Kimse dert dinlemiyor bunlardan. Bunlar bir yalnızlığın içine girdiler ve kendilerinin toplanıp konuşabileceği İstanbul’da birkaç yerde “entel bar” diye, barlar, kulüpler kurdular. Oralarda toplanıyorlar. Bir araya geliyorlar, eski günlerini yâd ediyorlar. “Aaahhh neydi o be, Paris günleri falan” eski günlerdeki hatıralar gibi.
Böyle adamlara da sahip olmamız gerekiyor.
Hani yaşlanınca hafıza kaybı yaşayan, evinin yolunu bilemeyen adamlara yardım ettiğimiz gibi bunlara da yardım elimizi uzatalım.
Hani bunlar boş adam değiller, sıradan adam değiller. Yani bir şey arayan adamlar bunlar.
Sıradan adam değiller yani. Değerli tarafları burası, sıradan adamlar değiller bunlar.
Battalgazi sıradan olmadığından o, atını da sıradan atlardan seçmez.
Bunlar sütçü beygiri gibi “Dur” deyince duracak, “Deh” deyince gidecek değiller.
Bunlara doğru yolu göstermek için onlara uğrayın ama hiçbir zaman hafife alarak yaklaşmayın.
Yol göstermek için geldiğinizi hissettirmeyin ve yaşantınızla önden gidin gösterin veya arkadan gidin uyarın.
Allah’ın yarattığı her şeyde bir veya binlerce hikmet vardır.
Şu anda dünyada yaşayan her insan, Allah’ın (C.C.) kulu, Hazreti Adem (A.S.) peygamberin çocuğu, Hazreti Muhammed’in (S.A.V.) ümmetidir.
Kâfirliği seçenlerin de Müslüman olması için, ateşe düşen veya kendini atan adamın kimliğini sormadan çıkarmaya çalışan itfaiye eri gibi olalım ki, kendimizi de kurtarmış olalım.
İtfaiye eri, onu kurtarmak için geldiğinde önce onu nasıl kurtaracağı konusunda ona bir seminer vermez, işini yapar.

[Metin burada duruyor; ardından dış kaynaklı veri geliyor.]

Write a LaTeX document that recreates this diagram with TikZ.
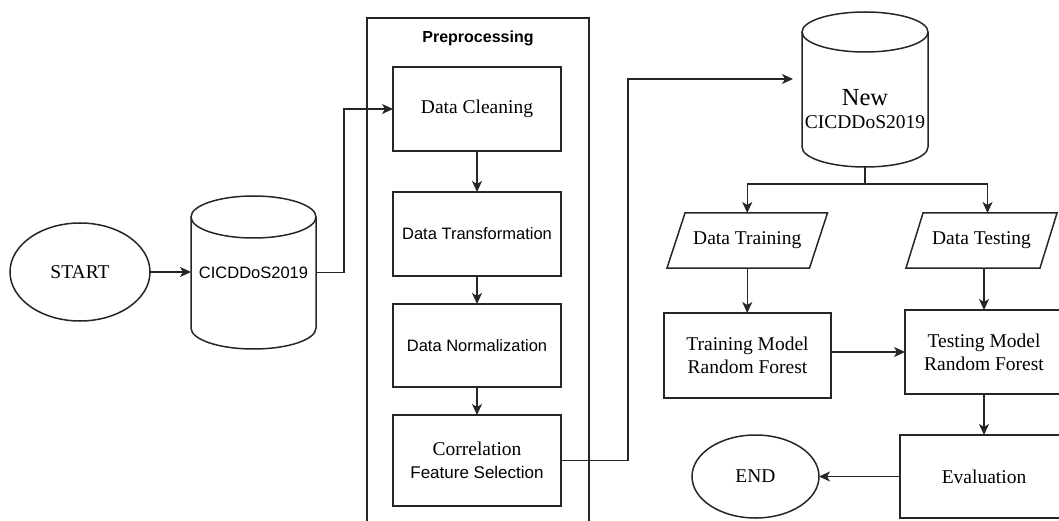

Peygamber Efendimiz (S.A.V.) de Mekke’de insanlara şöyle bir bakıyor ve en deli doluları Ömer ile Ebu Cehil.
Bu ikisinden hiç değilse birisinin Müslüman olması için dua ediyor.
Hatta Ömer, Medine sokaklarında peygamber arıyor kılıcıyla doğramak için ama Ömer olarak girip Hazreti Ömer (Allah ondan razı olsun) olarak çıkıyor.
İşte sıradan biri olmayan o Hazreti Ömer, Pers İmparatorluğu’nda yaşayan kâfirlerin yüreklerini, Kisra’ya, krala, başkana değil kalbini Yaratan’a bağlanmanın yollarını gösteriyor.
Rabbim Hz. Ömer’in Müslüman olmasını bağışlıyor. Yani İslâm’ı ona veriyor. Ve onun vasıtasıyla birçok şey yapıyor.
Kudüs onunla fethedilmiştir.
Öyleyse bu toplum içerisinde, kapitalistliği, komünistliği, Batıcılığı deneyen, şimdi hepsinden elini eteğini çekip yalnızlık hapishanesinde ölümünü bekleyenlerin de, imdadına yetişelim ki biz, kendimizi kurtarma görevimizi de yerine getirmiş olalım.